15,000 coconuts a day and up to 100,000 on festival days!! Amazing what people can do when they make it a priority.
How does a temple in India make sure that it gets 15,000 coconuts a day delivered for its rituals?
It simply depends on the faith of its thousands of Hindu devotees who run a unique voluntary courier service to faithfully deliver the fruit every day without fail.
This is the thousands of coconuts, which can total more than 100,000 on festival days – reach the famous Maa Tarini temple in the eastern Indian state of Orissa every day.
Coconuts are used extensively in Hindu religious rites – they are offered to the gods, and smashed on the ground or some other object during initiation and inauguration ceremonies.

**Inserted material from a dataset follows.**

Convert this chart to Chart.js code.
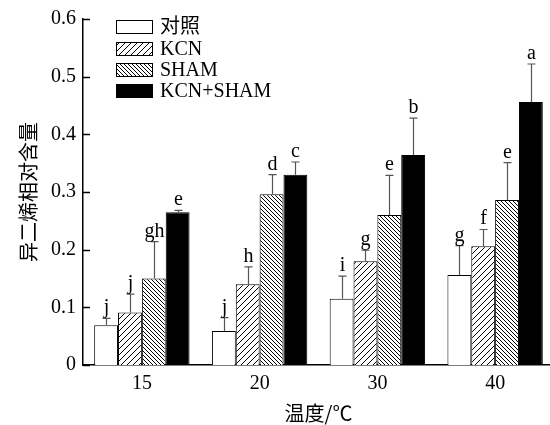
<!DOCTYPE html>
<html><head><meta charset="utf-8">
<script src="https://cdn.jsdelivr.net/npm/chart.js@4/dist/chart.umd.min.js"></script>
<style>html,body{margin:0;padding:0;background:#fff;overflow:hidden;} #wrap{width:556px;height:425px;position:relative;}</style>
</head><body><div id="wrap"><canvas id="c"></canvas></div>
<script>
const categories = ['15','20','30','40'];
const seriesNames = ['对照','KCN','SHAM','KCN+SHAM'];
const yTickLabels = ['0','0.1','0.2','0.3','0.4','0.5','0.6'];
const control = [0.069,0.059,0.115,0.156];
const kcn     = [0.091,0.140,0.180,0.206];
const sham    = [0.150,0.296,0.260,0.286];
const kcnSham = [0.265,0.330,0.364,0.456];
const controlErr = [0.012,0.023,0.039,0.051];
const kcnErr     = [0.032,0.030,0.019,0.029];
const shamErr    = [0.064,0.034,0.069,0.065];
const kcnShamErr = [0.003,0.022,0.064,0.066];
const controlSig = ['j','j','i','g'];
const kcnSig     = ['j','h','g','f'];
const shamSig    = ['gh','d','e','e'];
const kcnShamSig = ['e','c','b','a'];

const SERIF = "'Liberation Serif','Noto Sans CJK SC',serif";
const CJK = "'Noto Sans CJK SC',sans-serif";

function hatch(dir, s){
  const c = document.createElement('canvas');
  c.width = s; c.height = s;
  const g = c.getContext('2d');
  g.fillStyle = '#fff'; g.fillRect(0,0,s,s);
  g.strokeStyle = '#000'; g.lineWidth = 1;
  g.beginPath();
  if (dir === '/') {
    for (const o of [-s,0,s]) { g.moveTo(o-1, s+1); g.lineTo(o+s+1, -1); }
  } else {
    for (const o of [-s,0,s]) { g.moveTo(o-1, -1); g.lineTo(o+s+1, s+1); }
  }
  g.stroke();
  return document.getElementById('c').getContext('2d').createPattern(c,'repeat');
}
const patKCN = hatch('/', 6);
const patSHAM = hatch('\\', 4);

const errs = [controlErr, kcnErr, shamErr, kcnShamErr];
const sigs = [controlSig, kcnSig, shamSig, kcnShamSig];
const fills = ['#ffffff', patKCN, patSHAM, '#000000'];
const values = [control, kcn, sham, kcnSham];

const extras = {
  id: 'extras',
  afterDatasetsDraw(chart){
    const ctx = chart.ctx;
    const y = chart.scales.y, area = chart.chartArea;
    ctx.save();
    // inward y ticks
    ctx.strokeStyle = '#000'; ctx.lineWidth = 1.5;
    for (let i = 0; i < yTickLabels.length; i++) {
      const v = parseFloat(yTickLabels[i]);
      const py = Math.round(y.getPixelForValue(v)) + 0.5;
      ctx.beginPath(); ctx.moveTo(area.left, py); ctx.lineTo(area.left + 7, py); ctx.stroke();
    }
    // error bars & letters
    chart.data.datasets.forEach((ds, di) => {
      const meta = chart.getDatasetMeta(di);
      meta.data.forEach((bar, i) => {
        const v = ds.data[i];
        const top = y.getPixelForValue(v + errs[di][i]);
        const base = y.getPixelForValue(v);
        const x = Math.round(bar.x) + 0.5;
        ctx.strokeStyle = '#555'; ctx.lineWidth = 1.2;
        ctx.beginPath();
        ctx.moveTo(x, base); ctx.lineTo(x, top);
        ctx.moveTo(x - 4, top); ctx.lineTo(x + 4, top);
        ctx.stroke();
        ctx.fillStyle = '#000';
        ctx.font = '20px ' + SERIF;
        ctx.textAlign = 'center'; ctx.textBaseline = 'alphabetic';
        ctx.fillText(sigs[di][i], x, top - 5);
      });
    });
    // legend
    const rows = [27, 49, 70, 91];
    for (let i = 0; i < seriesNames.length; i++) {
      const cy = rows[i];
      ctx.fillStyle = fills[i];
      ctx.fillRect(116, cy - 7, 37, 14);
      ctx.strokeStyle = '#000'; ctx.lineWidth = 1;
      ctx.strokeRect(116.5, cy - 6.5, 36, 13);
      ctx.fillStyle = '#000';
      ctx.font = '20px ' + SERIF;
      ctx.textAlign = 'left'; ctx.textBaseline = 'middle';
      ctx.fillText(seriesNames[i], 160, cy + 1);
    }
    ctx.restore();
  }
};

new Chart(document.getElementById('c'), {
  type: 'bar',
  data: {
    labels: categories,
    datasets: seriesNames.map((n, i) => ({
      label: n,
      data: values[i],
      backgroundColor: fills[i],
      borderColor: '#000',
      borderWidth: 1,
      categoryPercentage: 0.81,
      barPercentage: 1.0
    }))
  },
  options: {
    responsive: true,
    maintainAspectRatio: false,
    animation: false,
    layout: { padding: { top: 19, right: 2, left: 0, bottom: 0 } },
    plugins: { legend: { display: false }, tooltip: { enabled: false } },
    scales: {
      x: {
        grid: { display: false, drawTicks: false },
        border: { color: '#000', width: 1.5 },
        ticks: { color: '#000', font: { family: SERIF, size: 20 }, padding: 7 },
        title: { display: true, text: '温度/℃', color: '#000', font: { family: CJK, size: 20 }, padding: { top: 8, bottom: 0 } },
        afterFit: s => { s.height = 60; }
      },
      y: {
        min: 0, max: 0.6,
        grid: { display: false, drawTicks: false },
        border: { color: '#000', width: 1.5 },
        ticks: { stepSize: 0.1, color: '#000', font: { family: SERIF, size: 20 }, padding: 7,
                 callback: (v, i) => yTickLabels[i] },
        title: { display: true, text: '异二烯相对含量', color: '#000', font: { family: CJK, size: 20 }, padding: { top: 16, bottom: 0 } },
        afterFit: s => { s.width = 83; }
      }
    }
  },
  plugins: [extras]
});
</script>
</body></html>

This free courier service relies on a network of collection boxes on roads and other temples, passenger buses and devotees simply carrying the fruit to the temple.

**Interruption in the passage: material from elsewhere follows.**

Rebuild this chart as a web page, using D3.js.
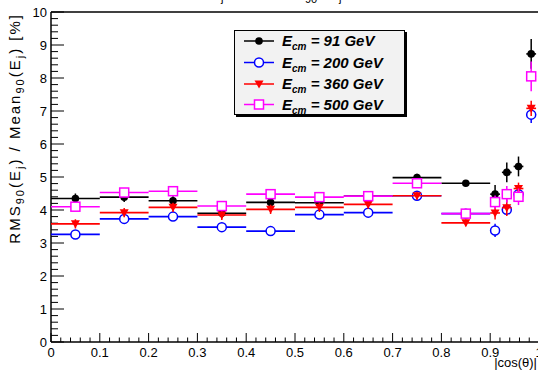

“It’s a religious courier service without any parallel in India,” says Gurcharan Singh, secretary of the temple administration.
He is right.
Hold a coconut in your hand on a highway in Orissa and the next bus will surely stop to pick it up to take it to the temple in Ghatgaon in Keonjhar district.
The drivers’ faith in the goddess Maa Tarini is complete – it is common to find the space behind their seats stacked with coconuts.
Even if the bus is on a different route, the driver will make sure to drop the coconuts in a collection box en route or pass them on to a bus headed for Ghatgaon.
“If I refuse to carry coconuts to the goddess, I may face various odds on my way,” says Arun Sahoo, a bus driver.